Dr Kimberley O'Brien (04:50)
So you've had a really great break and everyone's feeling fresh and fed and you're back in the car. So what can you do to entertain your children for a long car trip? Well, step one, try to avoid screens because often, arguments in cars are really just around screens, asking kids to turn off the screen or kids nagging parents for more screen time. And if you can possibly avoid taking screens on holidays in the first place, I would highly recommend a digital detox, because car journeys and travel are really great educational opportunities for families
Dr Kimberley O'Brien (05:27)
You can ask kids to write in a journal or draw some pictures or listen to an audio book about the area where you're going, or maybe some early explorers that have been there. Making it educational will really stimulate the whole family. You could also use music in the car to encourage kids to look out the window while listening to music or reading books, of course.

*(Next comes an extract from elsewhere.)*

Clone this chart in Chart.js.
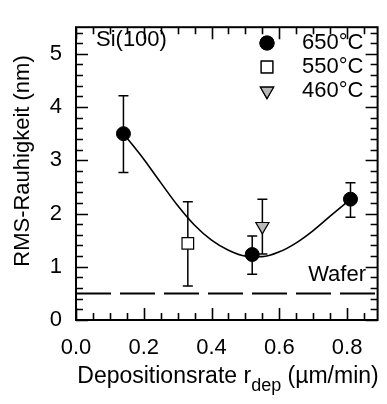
<!DOCTYPE html>
<html>
<head>
<meta charset="utf-8">
<script src="https://cdn.jsdelivr.net/npm/chart.js@4"></script>
<style>
  html, body { margin: 0; padding: 0; background: #fff; }
  #wrap { width: 387px; height: 404px; }
</style>
</head>
<body>
<div id="wrap"><canvas id="c" width="387" height="404"></canvas></div>
<script>
const FONT = '"Liberation Sans", Arial, sans-serif';

// 650 °C series
const x650 = [0.14, 0.52, 0.81];
const y650 = [3.50, 1.23, 2.27];
const lo650 = [2.77, 0.86, 1.93];
const hi650 = [4.21, 1.58, 2.58];

// 550 °C series
const x550 = [0.33];
const y550 = [1.44];
const lo550 = [0.64];
const hi550 = [2.22];

// 460 °C series
const x460 = [0.55];
const y460 = [1.76];
const lo460 = [1.24];
const hi460 = [2.27];

// fit curve through the 650 °C points
const fitX = [0.14, 0.20, 0.25, 0.30, 0.35, 0.40, 0.45, 0.50, 0.55, 0.60, 0.65, 0.70, 0.75, 0.81];
const fitY = [3.50, 3.02, 2.58, 2.15, 1.78, 1.50, 1.31, 1.20, 1.19, 1.28, 1.45, 1.68, 1.95, 2.27];

const waferLevel = 0.5;

const xTicks = [0.0, 0.2, 0.4, 0.6, 0.8];
const yTicks = [0, 1, 2, 3, 4, 5];
const xMinor = [0.05, 0.1, 0.15, 0.25, 0.3, 0.35, 0.45, 0.5, 0.55, 0.65, 0.7, 0.75, 0.85];
const yMinor = [0.2, 0.4, 0.6, 0.8, 1.2, 1.4, 1.6, 1.8, 2.2, 2.4, 2.6, 2.8, 3.2, 3.4, 3.6, 3.8, 4.2, 4.4, 4.6, 4.8, 5.2, 5.4];

const legendItems = [
    { label: '650°C', style: 'circle', fill: '#000', radius: 7 },
    { label: '550°C', style: 'rect', fill: '#fff', radius: 8.2 },
    { label: '460°C', style: 'triangle', fill: '#b8b8b8', radius: 7.6, rotation: 180 }
];

function toPoints(xs, ys) {
    const pts = [];
    for (let i = 0; i < xs.length; i++) {
        pts.push({ x: xs[i], y: ys[i] });
    }
    return pts;
}

// error bars, frame, inner ticks, legend and labels
const decorations = {
    id: 'decorations',
    beforeDatasetsDraw: function(chart) {
        const ctx = chart.ctx;
        const xs = chart.scales.x;
        const ys = chart.scales.y;
        const groups = [[x650, lo650, hi650], [x550, lo550, hi550], [x460, lo460, hi460]];
        ctx.save();
        ctx.strokeStyle = '#000';
        ctx.lineWidth = 1.5;
        for (let g = 0; g < groups.length; g++) {
            const gx = groups[g][0], glo = groups[g][1], ghi = groups[g][2];
            for (let i = 0; i < gx.length; i++) {
                const px = xs.getPixelForValue(gx[i]);
                const p1 = ys.getPixelForValue(glo[i]);
                const p2 = ys.getPixelForValue(ghi[i]);
                ctx.beginPath();
                ctx.moveTo(px, p1); ctx.lineTo(px, p2);
                ctx.moveTo(px - 5, p1); ctx.lineTo(px + 5, p1);
                ctx.moveTo(px - 5, p2); ctx.lineTo(px + 5, p2);
                ctx.stroke();
            }
        }
        ctx.restore();
    },
    afterDraw: function(chart) {
        const ctx = chart.ctx;
        const a = chart.chartArea;
        const xs = chart.scales.x;
        const ys = chart.scales.y;
        ctx.save();
        ctx.strokeStyle = '#000';
        ctx.lineWidth = 2;
        ctx.strokeRect(a.left, a.top, a.right - a.left, a.bottom - a.top);

        ctx.lineWidth = 1.6;
        ctx.beginPath();
        function xt(v, len) {
            const px = Math.round(xs.getPixelForValue(v)) + 0.5;
            ctx.moveTo(px, a.bottom); ctx.lineTo(px, a.bottom - len);
            ctx.moveTo(px, a.top); ctx.lineTo(px, a.top + len);
        }
        function yt(v, len) {
            const py = Math.round(ys.getPixelForValue(v)) + 0.5;
            ctx.moveTo(a.left, py); ctx.lineTo(a.left + len, py);
            ctx.moveTo(a.right, py); ctx.lineTo(a.right - len, py);
        }
        xTicks.forEach(function(v) { xt(v, 12); });
        xMinor.forEach(function(v) { xt(v, 7); });
        yTicks.forEach(function(v) { yt(v, 12); });
        yMinor.forEach(function(v) { yt(v, 7); });
        ctx.stroke();

        ctx.fillStyle = '#000';
        ctx.font = '22px ' + FONT;
        ctx.textBaseline = 'middle';
        ctx.textAlign = 'left';
        ctx.fillText('Si(100)', 96, 40);

        for (let i = 0; i < legendItems.length; i++) {
            const it = legendItems[i];
            const cy = 43 + i * 24;
            ctx.fillStyle = '#000';
            ctx.fillText(it.label, 302, cy);
            ctx.fillStyle = it.fill;
            ctx.strokeStyle = '#000';
            ctx.lineWidth = 1.2;
            Chart.helpers.drawPoint(ctx, { pointStyle: it.style, radius: it.radius, rotation: it.rotation || 0, borderWidth: 1.2 }, 267, cy);
            ctx.fill();
            ctx.stroke();
        }

        ctx.fillStyle = '#000';
        ctx.textAlign = 'right';
        ctx.fillText('Wafer', 366, ys.getPixelForValue(waferLevel) - 18);

        // x axis title with subscript
        ctx.textBaseline = 'alphabetic';
        ctx.textAlign = 'left';
        const mainFont = '23px ' + FONT;
        const subFont = '18px ' + FONT;
        const t1 = 'Depositionsrate r', t2 = 'dep', t3 = ' (µm/min)';
        ctx.font = mainFont;
        const w1 = ctx.measureText(t1).width;
        const w3 = ctx.measureText(t3).width;
        ctx.font = subFont;
        const w2 = ctx.measureText(t2).width;
        let sx = 228 - (w1 + w2 + w3) / 2;
        ctx.font = mainFont;
        ctx.fillText(t1, sx, 383);
        ctx.font = subFont;
        ctx.fillText(t2, sx + w1, 391);
        ctx.font = mainFont;
        ctx.fillText(t3, sx + w1 + w2, 383);

        // y axis title
        ctx.font = '22px ' + FONT;
        ctx.translate(23, 161);
        ctx.rotate(-Math.PI / 2);
        ctx.textAlign = 'center';
        ctx.textBaseline = 'middle';
        ctx.fillText('RMS-Rauhigkeit (nm)', 0, 0);
        ctx.restore();
    }
};

window.onload = function() {
    const ctx = document.getElementById('c');
    new Chart(ctx, {
        type: 'scatter',
        data: {
            datasets: [
                {
                    label: '650°C',
                    data: toPoints(x650, y650),
                    pointStyle: 'circle',
                    pointRadius: 7,
                    backgroundColor: '#000',
                    borderColor: '#000',
                    borderWidth: 1,
                    order: 0
                },
                {
                    label: '550°C',
                    data: toPoints(x550, y550),
                    pointStyle: 'rect',
                    pointRadius: 8.2,
                    backgroundColor: '#fff',
                    borderColor: '#000',
                    borderWidth: 1.2,
                    order: 0
                },
                {
                    label: '460°C',
                    data: toPoints(x460, y460),
                    pointStyle: 'triangle',
                    rotation: 180,
                    pointRadius: 7.6,
                    backgroundColor: '#b8b8b8',
                    borderColor: '#000',
                    borderWidth: 1.2,
                    order: 0
                },
                {
                    type: 'line',
                    label: 'fit',
                    data: toPoints(fitX, fitY),
                    borderColor: '#000',
                    borderWidth: 1.6,
                    pointRadius: 0,
                    cubicInterpolationMode: 'monotone',
                    fill: false,
                    order: 1
                },
                {
                    type: 'line',
                    label: 'Wafer',
                    data: [{ x: 0, y: waferLevel }, { x: 0.89, y: waferLevel }],
                    borderColor: '#000',
                    borderWidth: 2,
                    borderDash: [35, 9],
                    pointRadius: 0,
                    fill: false,
                    order: 2
                }
            ]
        },
        options: {
            responsive: false,
            animation: false,
            layout: { padding: { top: 13, right: 9, left: 0, bottom: 0 } },
            plugins: {
                legend: { display: false },
                tooltip: { enabled: false }
            },
            scales: {
                x: {
                    type: 'linear',
                    min: 0,
                    max: 0.89,
                    grid: { display: false, drawTicks: false },
                    border: { display: false },
                    afterBuildTicks: function(scale) {
                        scale.ticks = xTicks.map(function(v) { return { value: v }; });
                    },
                    afterFit: function(scale) { scale.height = 84; },
                    ticks: {
                        padding: 15,
                        color: '#000',
                        font: { family: FONT, size: 22 },
                        maxRotation: 0,
                        callback: function(v) { return Number(v).toFixed(1); }
                    }
                },
                y: {
                    type: 'linear',
                    min: 0,
                    max: 5.5,
                    grid: { display: false, drawTicks: false },
                    border: { display: false },
                    afterBuildTicks: function(scale) {
                        scale.ticks = yTicks.map(function(v) { return { value: v }; });
                    },
                    afterFit: function(scale) { scale.width = 76; },
                    ticks: {
                        padding: 14,
                        color: '#000',
                        font: { family: FONT, size: 22 },
                        callback: function(v) { return String(v); }
                    }
                }
            }
        },
        plugins: [decorations]
    });
};
</script>
</body>
</html>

But if you can avoid screens, please do so, because a family holiday is a rare opportunity for most families. So doing it different without screens is really a great way to help to encourage family communication and a little bit more connection between family members.
Dr Kimberley O'Brien (06:12)
Another tip is to really consider the snacks that you're having in the car. So if possible, go for low sugar options like nuts, things that will sustain the kids but will not give them huge rushes of energy. And another idea is to take plenty of them and quite a lot of variety, because when kids are bored, giving them a snack is definitely something that will increase their spirits or distract them, if there's some sibling rivalry. And switching seats is another great way to just change it up. If there is some struggling between siblings, then changing the order and the position of where they're seated, if you can, in your car, is also recommended just for a change of scene. And last but not least, another tip when it comes to car trips is just around the frequency of the breaks. So I would recommend definitely having a break every two hours if possible for, say, 15 to 20 minutes minimum, so that you can keep those kids as active as possible.
Dr Kimberley O'Brien (07:10)
And if you do need to stop more often, then just do it, because you may have a schedule you're trying to keep to, and I understand that, but I think it's really important to think about the family holiday from the child's point of view. And it's not about having a cranky driver or a frustrated co-pilot, it's more about trying to make it as fun for the family as possible. So taking an extra 15, 20-minute break for the greater good of the family is recommended, because in the scheme of things, you want to arrive at your destination feeling fresh and as relaxed as possible to get your holiday started. So without further ado, I'm going to wrap up this episode and wish you a really safe car trip if you're going somewhere this holiday season. And if you're not, then enjoy the comforts of your home. Happy New Year from the team at Impressive. I'm your host, Dr. Kimberley O'Brien, and this was Impressive.